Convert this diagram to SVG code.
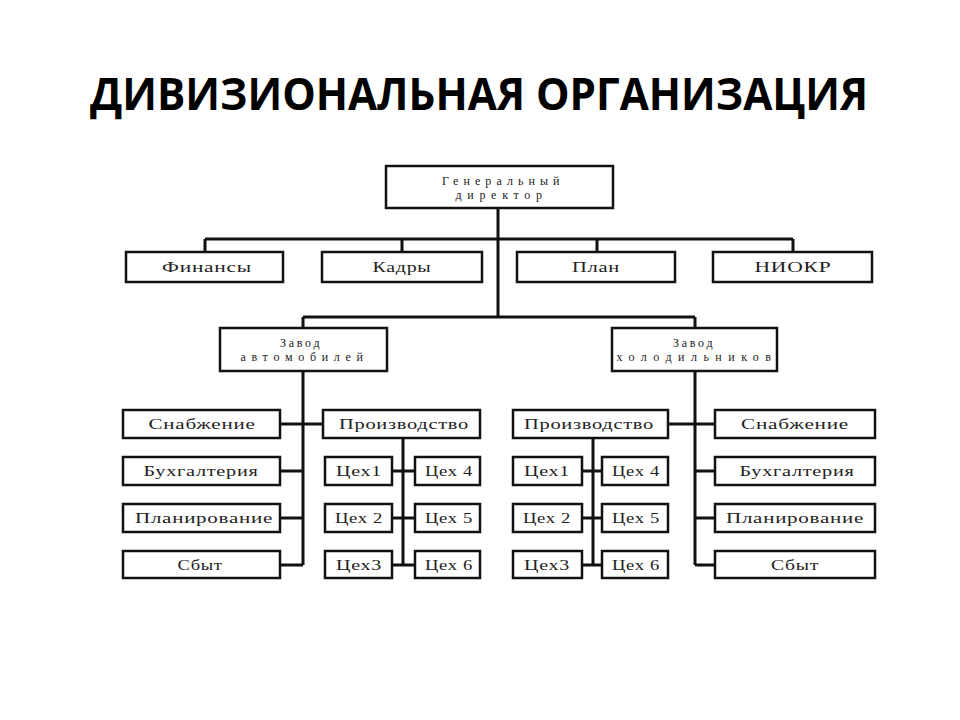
<svg xmlns="http://www.w3.org/2000/svg" width="960" height="720" viewBox="0 0 960 720">
<style>
.b{fill:#fff;stroke:#111;stroke-width:2.5}
.t{font-family:"Liberation Serif",serif;font-size:14px;fill:#222;text-anchor:middle;letter-spacing:0.5px}
.s{font-size:12px}
.c{fill:none;stroke:#111;stroke-width:3}
.title{font-family:"Open Sans","Liberation Sans",sans-serif;font-weight:bold;font-size:45px;fill:#000;text-anchor:middle}
</style>
<rect width="960" height="720" fill="#fff"/>
<text class="title" x="479" y="110" textLength="778" lengthAdjust="spacingAndGlyphs">ДИВИЗИОНАЛЬНАЯ ОРГАНИЗАЦИЯ</text>
<g id="connectors">
<path class="c" d="M498 208V317M205 239H793M205 239V252M402 239V252M597 239V252M793 239V252"/>
<path class="c" d="M303 317H695M303 317V328M695 317V328"/>
<path class="c" d="M303 371V565M280 424H325M280 471H303M280 518H303M280 565H303"/>
<path class="c" d="M403 438V565M392 471H415M392 518H415M392 565H415"/>
<path class="c" d="M695 371V565M668 424H715M695 471H715M695 518H715M695 565H715"/>
<path class="c" d="M593 438V565M582 471H602M582 518H602M582 565H602"/>
</g>
<g id="gen"><rect class="b" x="386" y="166" width="227" height="42"/><text class="t s" x="501" y="185" textLength="118">Генеральный</text><text class="t s" x="499" y="199" textLength="87">директор</text></g>
<g id="fin"><rect class="b" x="126" y="252" width="157" height="30"/><text class="t" x="207" y="272" textLength="90" lengthAdjust="spacingAndGlyphs">Финансы</text></g>
<g id="kadry"><rect class="b" x="322" y="252" width="160" height="30"/><text class="t" x="402" y="272" textLength="59" lengthAdjust="spacingAndGlyphs">Кадры</text></g>
<g id="plan"><rect class="b" x="517" y="252" width="158" height="30"/><text class="t" x="596" y="272" textLength="48" lengthAdjust="spacingAndGlyphs">План</text></g>
<g id="niokr"><rect class="b" x="713" y="252" width="159" height="30"/><text class="t" x="793" y="272" textLength="77" lengthAdjust="spacingAndGlyphs">НИОКР</text></g>
<g id="zavod-auto"><rect class="b" x="220" y="328" width="167" height="43"/><text class="t s" x="300" y="347" textLength="40">Завод</text><text class="t s" x="302" y="361" textLength="123">автомобилей</text></g>
<g id="zavod-hol"><rect class="b" x="612" y="328" width="165" height="43"/><text class="t s" x="693" y="347" textLength="40">Завод</text><text class="t s" x="694" y="361" textLength="155">холодильников</text></g>
<g id="l-snab"><rect class="b" x="123" y="410" width="157" height="28"/><text class="t" x="202" y="429" textLength="107" lengthAdjust="spacingAndGlyphs">Снабжение</text></g>
<g id="l-buh"><rect class="b" x="123" y="457" width="157" height="28"/><text class="t" x="201" y="476" textLength="115" lengthAdjust="spacingAndGlyphs">Бухгалтерия</text></g>
<g id="l-plan"><rect class="b" x="123" y="504" width="157" height="28"/><text class="t" x="204" y="523" textLength="138" lengthAdjust="spacingAndGlyphs">Планирование</text></g>
<g id="l-sbyt"><rect class="b" x="123" y="551" width="157" height="27"/><text class="t" x="200" y="570" textLength="45" lengthAdjust="spacingAndGlyphs">Сбыт</text></g>
<g id="l-proizv"><rect class="b" x="323" y="410" width="157" height="28"/><text class="t" x="404" y="429" textLength="130" lengthAdjust="spacingAndGlyphs">Производство</text></g>
<g id="l-c1"><rect class="b" x="325" y="457" width="67" height="28"/><text class="t" x="359" y="476" textLength="46" lengthAdjust="spacingAndGlyphs">Цех1</text></g>
<g id="l-c2"><rect class="b" x="325" y="504" width="67" height="28"/><text class="t" x="359" y="523" textLength="48" lengthAdjust="spacingAndGlyphs">Цех 2</text></g>
<g id="l-c3"><rect class="b" x="325" y="551" width="67" height="27"/><text class="t" x="359" y="570" textLength="46" lengthAdjust="spacingAndGlyphs">Цех3</text></g>
<g id="l-c4"><rect class="b" x="415" y="457" width="65" height="28"/><text class="t" x="449" y="476" textLength="48" lengthAdjust="spacingAndGlyphs">Цех 4</text></g>
<g id="l-c5"><rect class="b" x="415" y="504" width="65" height="28"/><text class="t" x="449" y="523" textLength="48" lengthAdjust="spacingAndGlyphs">Цех 5</text></g>
<g id="l-c6"><rect class="b" x="415" y="551" width="65" height="27"/><text class="t" x="449" y="570" textLength="48" lengthAdjust="spacingAndGlyphs">Цех 6</text></g>
<g id="r-proizv"><rect class="b" x="513" y="410" width="155" height="28"/><text class="t" x="589" y="429" textLength="130" lengthAdjust="spacingAndGlyphs">Производство</text></g>
<g id="r-c1"><rect class="b" x="513" y="457" width="69" height="28"/><text class="t" x="547" y="476" textLength="46" lengthAdjust="spacingAndGlyphs">Цех1</text></g>
<g id="r-c2"><rect class="b" x="513" y="504" width="69" height="28"/><text class="t" x="547" y="523" textLength="48" lengthAdjust="spacingAndGlyphs">Цех 2</text></g>
<g id="r-c3"><rect class="b" x="513" y="551" width="69" height="27"/><text class="t" x="547" y="570" textLength="46" lengthAdjust="spacingAndGlyphs">Цех3</text></g>
<g id="r-c4"><rect class="b" x="602" y="457" width="66" height="28"/><text class="t" x="636" y="476" textLength="48" lengthAdjust="spacingAndGlyphs">Цех 4</text></g>
<g id="r-c5"><rect class="b" x="602" y="504" width="66" height="28"/><text class="t" x="636" y="523" textLength="48" lengthAdjust="spacingAndGlyphs">Цех 5</text></g>
<g id="r-c6"><rect class="b" x="602" y="551" width="66" height="27"/><text class="t" x="636" y="570" textLength="48" lengthAdjust="spacingAndGlyphs">Цех 6</text></g>
<g id="r-snab"><rect class="b" x="715" y="410" width="160" height="28"/><text class="t" x="795" y="429" textLength="108" lengthAdjust="spacingAndGlyphs">Снабжение</text></g>
<g id="r-buh"><rect class="b" x="715" y="457" width="160" height="28"/><text class="t" x="797" y="476" textLength="115" lengthAdjust="spacingAndGlyphs">Бухгалтерия</text></g>
<g id="r-plan"><rect class="b" x="715" y="504" width="160" height="28"/><text class="t" x="795" y="523" textLength="138" lengthAdjust="spacingAndGlyphs">Планирование</text></g>
<g id="r-sbyt"><rect class="b" x="715" y="551" width="160" height="27"/><text class="t" x="795" y="570" textLength="48" lengthAdjust="spacingAndGlyphs">Сбыт</text></g>
</svg>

################

→ **YOUR TASK**: Leave out the pictures and output the rest of the material exactly as written.

→ **REPLY TO THE EXERCISE**:
Convert this diagram to SVG code.
<svg xmlns="http://www.w3.org/2000/svg" width="960" height="720" viewBox="0 0 960 720">
<style>
.b{fill:#fff;stroke:#111;stroke-width:2.5}
.t{font-family:"Liberation Serif",serif;font-size:14px;fill:#222;text-anchor:middle;letter-spacing:0.5px}
.s{font-size:12px}
.c{fill:none;stroke:#111;stroke-width:3}
.title{font-family:"Open Sans","Liberation Sans",sans-serif;font-weight:bold;font-size:45px;fill:#000;text-anchor:middle}
</style>
<rect width="960" height="720" fill="#fff"/>
<text class="title" x="479" y="110" textLength="778" lengthAdjust="spacingAndGlyphs">ДИВИЗИОНАЛЬНАЯ ОРГАНИЗАЦИЯ</text>
<g id="connectors">
<path class="c" d="M498 208V317M205 239H793M205 239V252M402 239V252M597 239V252M793 239V252"/>
<path class="c" d="M303 317H695M303 317V328M695 317V328"/>
<path class="c" d="M303 371V565M280 424H325M280 471H303M280 518H303M280 565H303"/>
<path class="c" d="M403 438V565M392 471H415M392 518H415M392 565H415"/>
<path class="c" d="M695 371V565M668 424H715M695 471H715M695 518H715M695 565H715"/>
<path class="c" d="M593 438V565M582 471H602M582 518H602M582 565H602"/>
</g>
<g id="gen"><rect class="b" x="386" y="166" width="227" height="42"/><text class="t s" x="501" y="185" textLength="118">Генеральный</text><text class="t s" x="499" y="199" textLength="87">директор</text></g>
<g id="fin"><rect class="b" x="126" y="252" width="157" height="30"/><text class="t" x="207" y="272" textLength="90" lengthAdjust="spacingAndGlyphs">Финансы</text></g>
<g id="kadry"><rect class="b" x="322" y="252" width="160" height="30"/><text class="t" x="402" y="272" textLength="59" lengthAdjust="spacingAndGlyphs">Кадры</text></g>
<g id="plan"><rect class="b" x="517" y="252" width="158" height="30"/><text class="t" x="596" y="272" textLength="48" lengthAdjust="spacingAndGlyphs">План</text></g>
<g id="niokr"><rect class="b" x="713" y="252" width="159" height="30"/><text class="t" x="793" y="272" textLength="77" lengthAdjust="spacingAndGlyphs">НИОКР</text></g>
<g id="zavod-auto"><rect class="b" x="220" y="328" width="167" height="43"/><text class="t s" x="300" y="347" textLength="40">Завод</text><text class="t s" x="302" y="361" textLength="123">автомобилей</text></g>
<g id="zavod-hol"><rect class="b" x="612" y="328" width="165" height="43"/><text class="t s" x="693" y="347" textLength="40">Завод</text><text class="t s" x="694" y="361" textLength="155">холодильников</text></g>
<g id="l-snab"><rect class="b" x="123" y="410" width="157" height="28"/><text class="t" x="202" y="429" textLength="107" lengthAdjust="spacingAndGlyphs">Снабжение</text></g>
<g id="l-buh"><rect class="b" x="123" y="457" width="157" height="28"/><text class="t" x="201" y="476" textLength="115" lengthAdjust="spacingAndGlyphs">Бухгалтерия</text></g>
<g id="l-plan"><rect class="b" x="123" y="504" width="157" height="28"/><text class="t" x="204" y="523" textLength="138" lengthAdjust="spacingAndGlyphs">Планирование</text></g>
<g id="l-sbyt"><rect class="b" x="123" y="551" width="157" height="27"/><text class="t" x="200" y="570" textLength="45" lengthAdjust="spacingAndGlyphs">Сбыт</text></g>
<g id="l-proizv"><rect class="b" x="323" y="410" width="157" height="28"/><text class="t" x="404" y="429" textLength="130" lengthAdjust="spacingAndGlyphs">Производство</text></g>
<g id="l-c1"><rect class="b" x="325" y="457" width="67" height="28"/><text class="t" x="359" y="476" textLength="46" lengthAdjust="spacingAndGlyphs">Цех1</text></g>
<g id="l-c2"><rect class="b" x="325" y="504" width="67" height="28"/><text class="t" x="359" y="523" textLength="48" lengthAdjust="spacingAndGlyphs">Цех 2</text></g>
<g id="l-c3"><rect class="b" x="325" y="551" width="67" height="27"/><text class="t" x="359" y="570" textLength="46" lengthAdjust="spacingAndGlyphs">Цех3</text></g>
<g id="l-c4"><rect class="b" x="415" y="457" width="65" height="28"/><text class="t" x="449" y="476" textLength="48" lengthAdjust="spacingAndGlyphs">Цех 4</text></g>
<g id="l-c5"><rect class="b" x="415" y="504" width="65" height="28"/><text class="t" x="449" y="523" textLength="48" lengthAdjust="spacingAndGlyphs">Цех 5</text></g>
<g id="l-c6"><rect class="b" x="415" y="551" width="65" height="27"/><text class="t" x="449" y="570" textLength="48" lengthAdjust="spacingAndGlyphs">Цех 6</text></g>
<g id="r-proizv"><rect class="b" x="513" y="410" width="155" height="28"/><text class="t" x="589" y="429" textLength="130" lengthAdjust="spacingAndGlyphs">Производство</text></g>
<g id="r-c1"><rect class="b" x="513" y="457" width="69" height="28"/><text class="t" x="547" y="476" textLength="46" lengthAdjust="spacingAndGlyphs">Цех1</text></g>
<g id="r-c2"><rect class="b" x="513" y="504" width="69" height="28"/><text class="t" x="547" y="523" textLength="48" lengthAdjust="spacingAndGlyphs">Цех 2</text></g>
<g id="r-c3"><rect class="b" x="513" y="551" width="69" height="27"/><text class="t" x="547" y="570" textLength="46" lengthAdjust="spacingAndGlyphs">Цех3</text></g>
<g id="r-c4"><rect class="b" x="602" y="457" width="66" height="28"/><text class="t" x="636" y="476" textLength="48" lengthAdjust="spacingAndGlyphs">Цех 4</text></g>
<g id="r-c5"><rect class="b" x="602" y="504" width="66" height="28"/><text class="t" x="636" y="523" textLength="48" lengthAdjust="spacingAndGlyphs">Цех 5</text></g>
<g id="r-c6"><rect class="b" x="602" y="551" width="66" height="27"/><text class="t" x="636" y="570" textLength="48" lengthAdjust="spacingAndGlyphs">Цех 6</text></g>
<g id="r-snab"><rect class="b" x="715" y="410" width="160" height="28"/><text class="t" x="795" y="429" textLength="108" lengthAdjust="spacingAndGlyphs">Снабжение</text></g>
<g id="r-buh"><rect class="b" x="715" y="457" width="160" height="28"/><text class="t" x="797" y="476" textLength="115" lengthAdjust="spacingAndGlyphs">Бухгалтерия</text></g>
<g id="r-plan"><rect class="b" x="715" y="504" width="160" height="28"/><text class="t" x="795" y="523" textLength="138" lengthAdjust="spacingAndGlyphs">Планирование</text></g>
<g id="r-sbyt"><rect class="b" x="715" y="551" width="160" height="27"/><text class="t" x="795" y="570" textLength="48" lengthAdjust="spacingAndGlyphs">Сбыт</text></g>
</svg>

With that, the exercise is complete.